The Currency of Justice examines the implications of the ‘monetization of justice’ as life is increasingly regulated through this single medium. Money not only links diverse domains of law; it also links legal sanctions to other monetary techniques which govern everyday life. Like these, the concern with monetary sanctions is not who pays, but that money is paid. Money is perhaps the only form of legal sanction where the burden need not be borne by the wrongdoer. In this respect, this book explores the view that contemporary governance is less concerned with disciplining individuals and more concerned with regulating distributions and flows of behaviours and the harms and costs linked with these.

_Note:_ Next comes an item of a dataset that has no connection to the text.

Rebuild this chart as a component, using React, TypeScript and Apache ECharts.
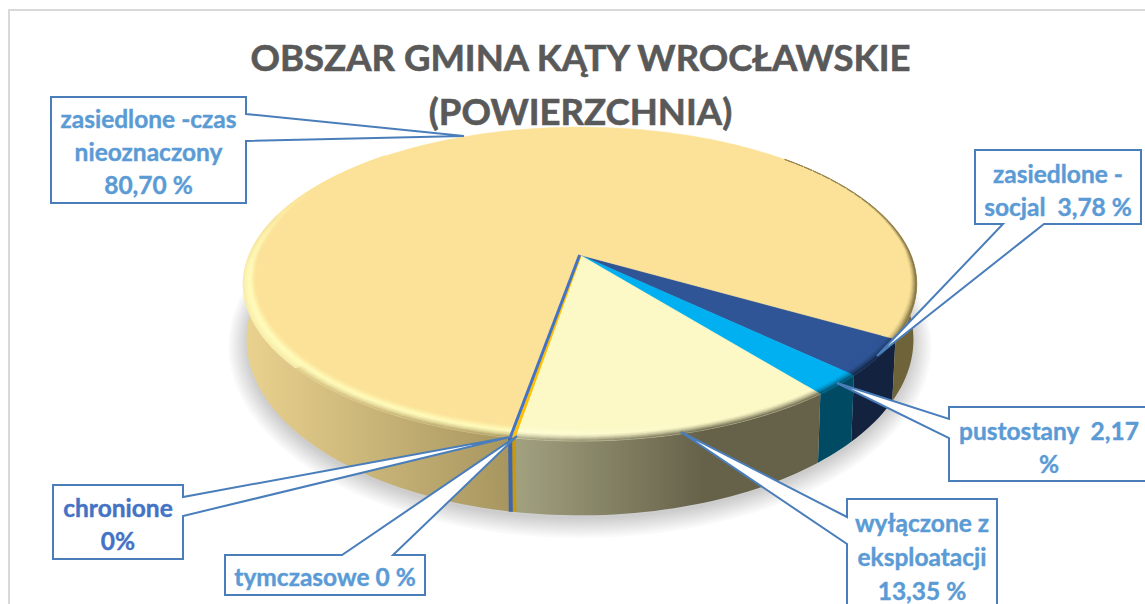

I admit I was made aware of this book only by a mini-symposium in the latest issue of Social & Legal Studies (20/4, December 2011) titled "The Currency of Freedom," in which three scholars from different areas of the law discuss O'Malley's book, offering unique and opposing viewpoints. From David Campbell's introduction:

In The Currency of Justice which appeared in 2009, Pat O’Malley made a number of extremely interesting observations about the effect of the institution of money as a form of governance on the legal and social systems of the advanced capitalist societies. By making possible the use of damages in civil law and fines in criminal law, money has had a profound impact on the form and substance of tort, contract and criminal law, the nature of which is insufficiently understood or even researched, O’Malley’s own previous work notwithstanding. Though he discusses many of the criticisms of money’s effect on the legal and social systems, and these are further discussed in the course of this Dialogue and Debate, in my own view the particular importance of O’Malley’s argument is that it calls into question the essentially negative evaluation which left-wing social and legal thought places on money. In a passage which is quoted in my contribution, O’Malley says:

Perhaps monetisation, the saturation of life by money, is after all not antithetical to the valuation of individual uniqueness and its high estimation. Maybe money is a medium through which new forms of liberalism, new forms of freedom, simultaneously constitute meaning and are constituted by it. (O’Malley, 2009: 15)

In this Dialogue and Debate, comments on the implications of The Currency of Justice for our understanding of tort (Jenny Steele), contract (myself) and criminal law (David McCallum) are followed by a response by O’Malley. A synopsis of the argument of The Currency of Justice is given at the beginning of this response.